The article noted that a version of this letter had been published in the 1828 biography of Gerry, but without the time included. Benjamin argued that the omission of “at 9 o’clock“ meant people hadn’t realized its significance.

On the other hand, the Times continued, “the learned professors…did manage to find a plain prose version of Paul Revere among the old manuscripts of the Massachusetts Historical Society papers.” The article summarized Revere’s own account, which the M.H.S. had published in 1798 and certainly wasn’t hiding from view.

The Times story concludes:
However, the historians are not altogether satisfied with the Revere letter, for he wrote it in 1798, twenty-four years after the ride, and, conceding his honesty, his memory might easily have been bad. Considering the many doubts which the learned have come to have of Paul Revere’s ride, Mr. Benjamin believes that the evidence contained in the Hancock-Gerry letter shows that it never happened at all, outside Longfellow’s poems.
Benjamin made a couple of errors in interpreting the document he’d bought. First, Gerry and Hancock exchanged notes about a squad of “officers,” not the full “coming of British troops.” Those officers were mounted scouts with a mission of stopping messengers from getting out of Boston and into Concord. The hundreds of grenadiers and light infantrymen who followed the scouts presented a much bigger threat. About three hours after Hancock wrote his note, Revere reached Lexington with news of that column.

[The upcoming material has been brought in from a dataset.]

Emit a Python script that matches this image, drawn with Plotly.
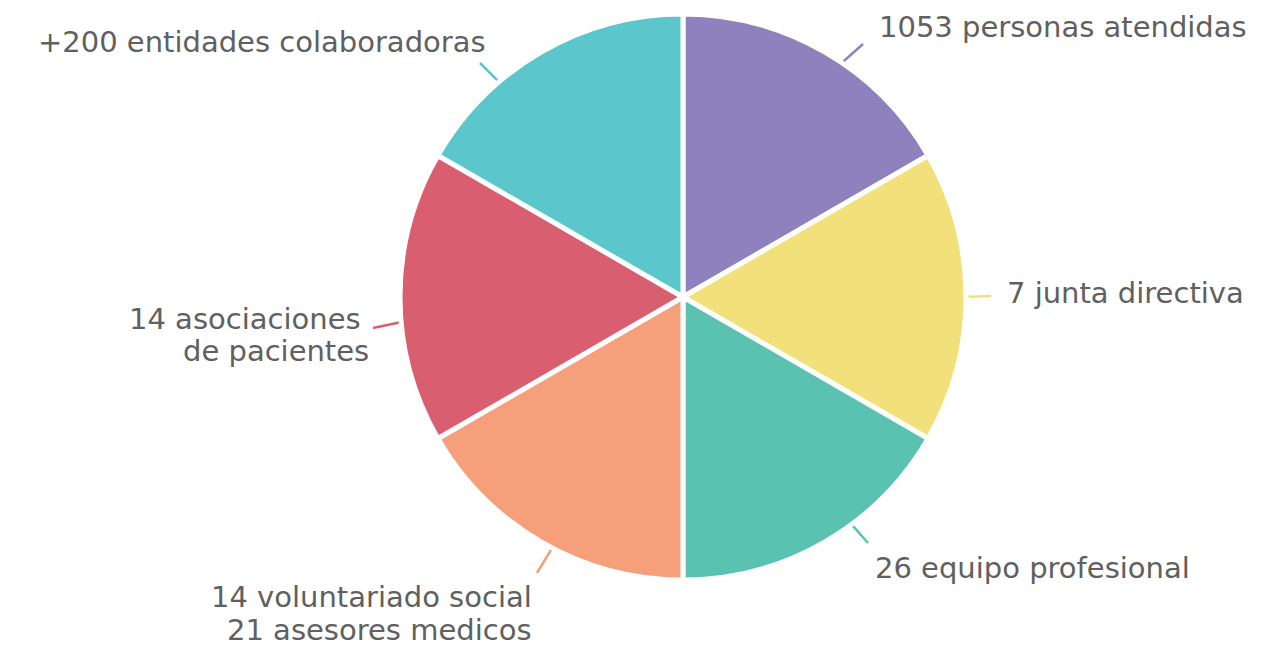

Benjamin’s second error was concluding that the letter showed “Lexington and Concord were fully aroused to the danger of the coming of British troops” before Revere arrived. They were only partially aroused. James Barrett’s household was busy moving the most valuable weaponry off his Concord farm. The sight of the mounted officers caused Sgt. William Munroe to summon a guard at the Lexington parsonage. But again, news of the much larger column of soldiers increased the alert level in both towns, producing the full militia alarms.

It looked like this debunking was itself quickly debunked and didn’t affect early-20th-century recountings of the Battle of Lexington and Concord. The letter itself appears to have stayed in private collections because authors continued to quote the published version only.

Then in 2014, Hancock’s letter to Gerry was displayed in an excellent exhibit at the Concord Museum. I saw it there and grabbed a brief quotation for The Road to Concord. (My transcription varies a bit from both the Gerry bio and this Times article, but not meaningfully.)